**** GIVEN MATERIAL

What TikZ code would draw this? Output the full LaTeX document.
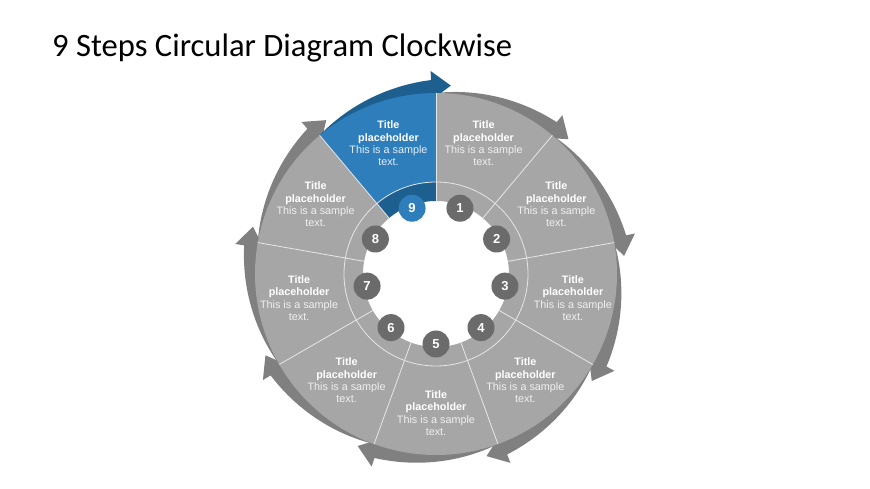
\documentclass[tikz,border=0pt]{standalone}
\usepackage{fontspec}
\setmainfont{Liberation Sans}
\newfontfamily\titlefont{Carlito}
\definecolor{seggray}{HTML}{A6A6A6}
\definecolor{arrgray}{HTML}{808080}
\definecolor{numgray}{HTML}{6B6B6B}
\definecolor{segblue}{HTML}{2E7EBB}
\definecolor{darkblue}{HTML}{1D5F8F}
\definecolor{bodygray}{HTML}{F0F0F0}
\definecolor{bodyblue}{HTML}{E4EEF7}
\definecolor{sepc}{HTML}{E6E6E6}
\tikzset{
  sepline/.style={draw=sepc, line width=0.8pt},
  numc/.style={circle, minimum size=27pt, inner sep=0pt, text=white, font=\bfseries\fontsize{13}{13}\selectfont},
  segtext/.style={align=center, inner sep=0pt, text=white, font=\fontsize{10.8}{12.4}\selectfont},
}
\begin{document}
\begin{tikzpicture}[x=1pt,y=1pt]
\useasboundingbox (0,0) rectangle (870,489);
\fill[white] (0,0) rectangle (870,489);
\node[anchor=base west, font=\titlefont\fontsize{32.6}{38}\selectfont, inner sep=0pt] (title) at (52,432) {9 Steps Circular Diagram Clockwise};
\begin{scope}[shift={(436,215)}]
  % outer arrows
  \foreach \k [evaluate=\k as \a using 90-40*(\k-1),
               evaluate=\k as \hb using 90-40*\k+1.5,
               evaluate=\k as \tp using 90-40*\k-4.5] in {1,...,9} {
    \ifnum\k=9 \def\ac{darkblue}\else\def\ac{arrgray}\fi
    \fill[\ac] (\a:178) -- plot[domain=0:1, samples=30] ({\a-\x*(\a-\hb)}:{181+13*\x})
      -- (\hb:203) -- (\tp:189) -- (\hb:174) -- (\hb:178)
      arc[start angle=\hb, end angle=\a, radius=178] -- cycle;
  }
  % segments
  \foreach \k [evaluate=\k as \s using 90-40*(\k-1),
               evaluate=\k as \e using 90-40*\k] in {1,...,8} {
    \fill[seggray] (\s:73) -- (\s:181) arc[start angle=\s, end angle=\e, radius=181]
      -- (\e:73) arc[start angle=\e, end angle=\s, radius=73] -- cycle;
  }
  \fill[segblue] (130:92) -- (130:181) arc[start angle=130, end angle=90, radius=181]
      -- (90:92) arc[start angle=90, end angle=130, radius=92] -- cycle;
  \fill[darkblue] (130:73) -- (130:92) arc[start angle=130, end angle=90, radius=92]
      -- (90:73) arc[start angle=90, end angle=130, radius=73] -- cycle;
  % separators
  \foreach \k in {0,...,8} {
    \draw[sepline] ({90-40*\k}:73) -- ({90-40*\k}:181);
  }
  \draw[sepline] (0,0) circle[radius=92];
  % numbers
  \foreach \k in {1,...,8} {
    \node[numc, fill=numgray] (n\k) at ({110-40*\k}:70) {\k};
  }
  \node[numc, fill=segblue] (n9) at (110:70) {9};
  % texts
  \foreach \k in {1,...,8} {
    \node[segtext] (t\k) at ({110-40*\k}:139) {\textbf{Title}\\\textbf{placeholder}\\\textcolor{bodygray}{This is a sample}\\\textcolor{bodygray}{text.}};
  }
  \node[segtext] (t9) at (110:139) {\textbf{Title}\\\textbf{placeholder}\\\textcolor{bodyblue}{This is a sample}\\\textcolor{bodyblue}{text.}};
\end{scope}
\end{tikzpicture}
\end{document}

********

WHAT THE TASK ASKS — Quote everything in the listing above exactly; pictures are the only thing to omit.

TASK OUTPUT —
What TikZ code would draw this? Output the full LaTeX document.
\documentclass[tikz,border=0pt]{standalone}
\usepackage{fontspec}
\setmainfont{Liberation Sans}
\newfontfamily\titlefont{Carlito}
\definecolor{seggray}{HTML}{A6A6A6}
\definecolor{arrgray}{HTML}{808080}
\definecolor{numgray}{HTML}{6B6B6B}
\definecolor{segblue}{HTML}{2E7EBB}
\definecolor{darkblue}{HTML}{1D5F8F}
\definecolor{bodygray}{HTML}{F0F0F0}
\definecolor{bodyblue}{HTML}{E4EEF7}
\definecolor{sepc}{HTML}{E6E6E6}
\tikzset{
  sepline/.style={draw=sepc, line width=0.8pt},
  numc/.style={circle, minimum size=27pt, inner sep=0pt, text=white, font=\bfseries\fontsize{13}{13}\selectfont},
  segtext/.style={align=center, inner sep=0pt, text=white, font=\fontsize{10.8}{12.4}\selectfont},
}
\begin{document}
\begin{tikzpicture}[x=1pt,y=1pt]
\useasboundingbox (0,0) rectangle (870,489);
\fill[white] (0,0) rectangle (870,489);
\node[anchor=base west, font=\titlefont\fontsize{32.6}{38}\selectfont, inner sep=0pt] (title) at (52,432) {9 Steps Circular Diagram Clockwise};
\begin{scope}[shift={(436,215)}]
  % outer arrows
  \foreach \k [evaluate=\k as \a using 90-40*(\k-1),
               evaluate=\k as \hb using 90-40*\k+1.5,
               evaluate=\k as \tp using 90-40*\k-4.5] in {1,...,9} {
    \ifnum\k=9 \def\ac{darkblue}\else\def\ac{arrgray}\fi
    \fill[\ac] (\a:178) -- plot[domain=0:1, samples=30] ({\a-\x*(\a-\hb)}:{181+13*\x})
      -- (\hb:203) -- (\tp:189) -- (\hb:174) -- (\hb:178)
      arc[start angle=\hb, end angle=\a, radius=178] -- cycle;
  }
  % segments
  \foreach \k [evaluate=\k as \s using 90-40*(\k-1),
               evaluate=\k as \e using 90-40*\k] in {1,...,8} {
    \fill[seggray] (\s:73) -- (\s:181) arc[start angle=\s, end angle=\e, radius=181]
      -- (\e:73) arc[start angle=\e, end angle=\s, radius=73] -- cycle;
  }
  \fill[segblue] (130:92) -- (130:181) arc[start angle=130, end angle=90, radius=181]
      -- (90:92) arc[start angle=90, end angle=130, radius=92] -- cycle;
  \fill[darkblue] (130:73) -- (130:92) arc[start angle=130, end angle=90, radius=92]
      -- (90:73) arc[start angle=90, end angle=130, radius=73] -- cycle;
  % separators
  \foreach \k in {0,...,8} {
    \draw[sepline] ({90-40*\k}:73) -- ({90-40*\k}:181);
  }
  \draw[sepline] (0,0) circle[radius=92];
  % numbers
  \foreach \k in {1,...,8} {
    \node[numc, fill=numgray] (n\k) at ({110-40*\k}:70) {\k};
  }
  \node[numc, fill=segblue] (n9) at (110:70) {9};
  % texts
  \foreach \k in {1,...,8} {
    \node[segtext] (t\k) at ({110-40*\k}:139) {\textbf{Title}\\\textbf{placeholder}\\\textcolor{bodygray}{This is a sample}\\\textcolor{bodygray}{text.}};
  }
  \node[segtext] (t9) at (110:139) {\textbf{Title}\\\textbf{placeholder}\\\textcolor{bodyblue}{This is a sample}\\\textcolor{bodyblue}{text.}};
\end{scope}
\end{tikzpicture}
\end{document}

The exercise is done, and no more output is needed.